RECORDED DATA:
######
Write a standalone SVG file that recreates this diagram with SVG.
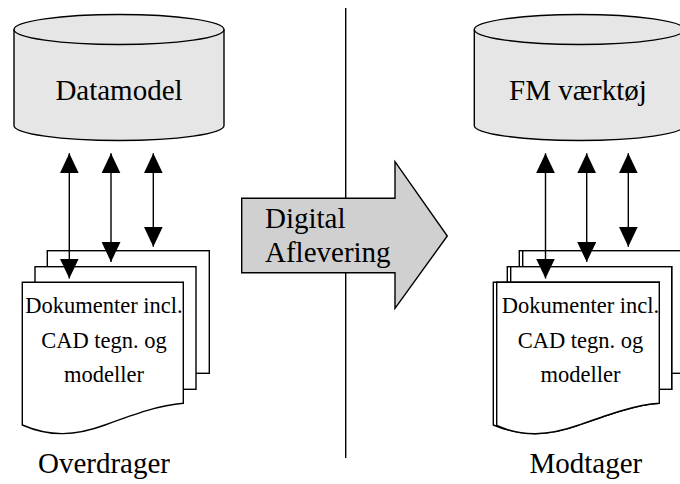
<svg xmlns="http://www.w3.org/2000/svg" width="680" height="484" viewBox="0 0 680 484">
<defs>
<style>
.ln{fill:none;stroke:#000;stroke-width:1.4}
.cyl{fill:#e6e6e6;stroke:#000;stroke-width:1.4}
.pg{fill:#fff;stroke:#000;stroke-width:1.4}
.big{font-family:"Liberation Serif","Times New Roman",serif;font-size:29px;fill:#000}
.doc{font-family:"Liberation Serif","Times New Roman",serif;font-size:22.5px;fill:#000;text-anchor:middle}
.mid{text-anchor:middle}
</style>
<marker id="ah" viewBox="0 0 20 19" refX="20" refY="9.5" markerWidth="20" markerHeight="19" markerUnits="userSpaceOnUse" orient="auto-start-reverse">
<path d="M0,0 L20,9.5 L0,19 Z" fill="#000"/>
</marker>
</defs>
<rect width="680" height="484" fill="#fff"/>

<g id="divider">
<line x1="345.7" y1="8" x2="345.7" y2="458" class="ln"/>
</g>

<g id="datamodel">
<path class="cyl" d="M14,29.5 L14,125.5 A105,15 0 0 0 224,125.5 L224,29.5 A105,15 0 0 0 14,29.5 Z"/>
<path class="ln" d="M14,29.5 A105,15 0 0 0 224,29.5"/>
<text class="big mid" x="119" y="100">Datamodel</text>
</g>

<g id="fm-vaerktoej">
<path class="cyl" d="M474.3,29.5 L474.3,125.5 A105,15 0 0 0 684.3,125.5 L684.3,29.5 A105,15 0 0 0 474.3,29.5 Z"/>
<path class="ln" d="M474.3,29.5 A105,15 0 0 0 684.3,29.5"/>
<text class="big mid" x="578" y="100">FM værktøj</text>
</g>

<g id="docs-left">
<rect class="pg" x="47.3" y="250.7" width="162" height="122.6"/>
<rect class="pg" x="35" y="266.7" width="161" height="122.6"/>
<path class="pg" d="M22.3,282.3 L183.3,282.3 L183.3,403.3 C160,405 135,414 105,425 C75,436 50,437 22.3,425 Z"/>
<text class="doc" x="104" y="313.3">Dokumenter incl.</text>
<text class="doc" x="104" y="348.3">CAD tegn. og</text>
<text class="doc" x="104" y="381.7">modeller</text>
</g>

<g id="docs-right">
<rect class="pg" x="519.3" y="250.7" width="175" height="122.6"/>
<rect class="pg" x="522.7" y="250.7" width="172" height="122.6"/>
<rect class="pg" x="507.3" y="266.7" width="164.4" height="122.6"/>
<rect class="pg" x="510.7" y="266.7" width="161" height="122.6"/>
<path class="pg" d="M493.3,282.3 L659.3,282.3 L659.3,403.3 C635,405 610,414 579,425 C548,436 522,437 493.3,425 Z"/>
<path class="pg" d="M496.7,282.3 L659.3,282.3 L659.3,403.3 C635,405 610,414 579,425 C548,436 522,437 496.7,425.5 Z"/>
<text class="doc" x="580.5" y="313.3">Dokumenter incl.</text>
<text class="doc" x="580.5" y="348.3">CAD tegn. og</text>
<text class="doc" x="580.5" y="381.7">modeller</text>
</g>

<g id="aflevering">
<path d="M241.7,198.3 L395,198.3 L395,161.7 L447.3,236 L395,308.3 L395,272.7 L241.7,272.7 Z" fill="#d0d0d0" stroke="#000" stroke-width="1.4"/>
<text class="big" x="265" y="228.3">Digital</text>
<text class="big" x="265" y="261.7">Aflevering</text>
</g>

<g id="connectors" class="ln">
<line x1="69.3" y1="153.3" x2="69.3" y2="278.5" marker-start="url(#ah)" marker-end="url(#ah)"/>
<line x1="111" y1="153.3" x2="111" y2="262" marker-start="url(#ah)" marker-end="url(#ah)"/>
<line x1="153.3" y1="153.3" x2="153.3" y2="246.7" marker-start="url(#ah)" marker-end="url(#ah)"/>
<line x1="545.5" y1="153.3" x2="545.5" y2="278.5" marker-start="url(#ah)" marker-end="url(#ah)"/>
<line x1="586.7" y1="153.3" x2="586.7" y2="262" marker-start="url(#ah)" marker-end="url(#ah)"/>
<line x1="628.3" y1="153.3" x2="628.3" y2="246.7" marker-start="url(#ah)" marker-end="url(#ah)"/>
</g>

<g id="labels">
<text class="big mid" x="104" y="472.7">Overdrager</text>
<text class="big mid" x="585.8" y="472.7">Modtager</text>
</g>
</svg>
######
STATED EXERCISE: Transcribe the whole listing exactly. Pictures stay out of your copy.

OUTPUT OF THE TASK:
Write a standalone SVG file that recreates this diagram with SVG.
<svg xmlns="http://www.w3.org/2000/svg" width="680" height="484" viewBox="0 0 680 484">
<defs>
<style>
.ln{fill:none;stroke:#000;stroke-width:1.4}
.cyl{fill:#e6e6e6;stroke:#000;stroke-width:1.4}
.pg{fill:#fff;stroke:#000;stroke-width:1.4}
.big{font-family:"Liberation Serif","Times New Roman",serif;font-size:29px;fill:#000}
.doc{font-family:"Liberation Serif","Times New Roman",serif;font-size:22.5px;fill:#000;text-anchor:middle}
.mid{text-anchor:middle}
</style>
<marker id="ah" viewBox="0 0 20 19" refX="20" refY="9.5" markerWidth="20" markerHeight="19" markerUnits="userSpaceOnUse" orient="auto-start-reverse">
<path d="M0,0 L20,9.5 L0,19 Z" fill="#000"/>
</marker>
</defs>
<rect width="680" height="484" fill="#fff"/>

<g id="divider">
<line x1="345.7" y1="8" x2="345.7" y2="458" class="ln"/>
</g>

<g id="datamodel">
<path class="cyl" d="M14,29.5 L14,125.5 A105,15 0 0 0 224,125.5 L224,29.5 A105,15 0 0 0 14,29.5 Z"/>
<path class="ln" d="M14,29.5 A105,15 0 0 0 224,29.5"/>
<text class="big mid" x="119" y="100">Datamodel</text>
</g>

<g id="fm-vaerktoej">
<path class="cyl" d="M474.3,29.5 L474.3,125.5 A105,15 0 0 0 684.3,125.5 L684.3,29.5 A105,15 0 0 0 474.3,29.5 Z"/>
<path class="ln" d="M474.3,29.5 A105,15 0 0 0 684.3,29.5"/>
<text class="big mid" x="578" y="100">FM værktøj</text>
</g>

<g id="docs-left">
<rect class="pg" x="47.3" y="250.7" width="162" height="122.6"/>
<rect class="pg" x="35" y="266.7" width="161" height="122.6"/>
<path class="pg" d="M22.3,282.3 L183.3,282.3 L183.3,403.3 C160,405 135,414 105,425 C75,436 50,437 22.3,425 Z"/>
<text class="doc" x="104" y="313.3">Dokumenter incl.</text>
<text class="doc" x="104" y="348.3">CAD tegn. og</text>
<text class="doc" x="104" y="381.7">modeller</text>
</g>

<g id="docs-right">
<rect class="pg" x="519.3" y="250.7" width="175" height="122.6"/>
<rect class="pg" x="522.7" y="250.7" width="172" height="122.6"/>
<rect class="pg" x="507.3" y="266.7" width="164.4" height="122.6"/>
<rect class="pg" x="510.7" y="266.7" width="161" height="122.6"/>
<path class="pg" d="M493.3,282.3 L659.3,282.3 L659.3,403.3 C635,405 610,414 579,425 C548,436 522,437 493.3,425 Z"/>
<path class="pg" d="M496.7,282.3 L659.3,282.3 L659.3,403.3 C635,405 610,414 579,425 C548,436 522,437 496.7,425.5 Z"/>
<text class="doc" x="580.5" y="313.3">Dokumenter incl.</text>
<text class="doc" x="580.5" y="348.3">CAD tegn. og</text>
<text class="doc" x="580.5" y="381.7">modeller</text>
</g>

<g id="aflevering">
<path d="M241.7,198.3 L395,198.3 L395,161.7 L447.3,236 L395,308.3 L395,272.7 L241.7,272.7 Z" fill="#d0d0d0" stroke="#000" stroke-width="1.4"/>
<text class="big" x="265" y="228.3">Digital</text>
<text class="big" x="265" y="261.7">Aflevering</text>
</g>

<g id="connectors" class="ln">
<line x1="69.3" y1="153.3" x2="69.3" y2="278.5" marker-start="url(#ah)" marker-end="url(#ah)"/>
<line x1="111" y1="153.3" x2="111" y2="262" marker-start="url(#ah)" marker-end="url(#ah)"/>
<line x1="153.3" y1="153.3" x2="153.3" y2="246.7" marker-start="url(#ah)" marker-end="url(#ah)"/>
<line x1="545.5" y1="153.3" x2="545.5" y2="278.5" marker-start="url(#ah)" marker-end="url(#ah)"/>
<line x1="586.7" y1="153.3" x2="586.7" y2="262" marker-start="url(#ah)" marker-end="url(#ah)"/>
<line x1="628.3" y1="153.3" x2="628.3" y2="246.7" marker-start="url(#ah)" marker-end="url(#ah)"/>
</g>

<g id="labels">
<text class="big mid" x="104" y="472.7">Overdrager</text>
<text class="big mid" x="585.8" y="472.7">Modtager</text>
</g>
</svg>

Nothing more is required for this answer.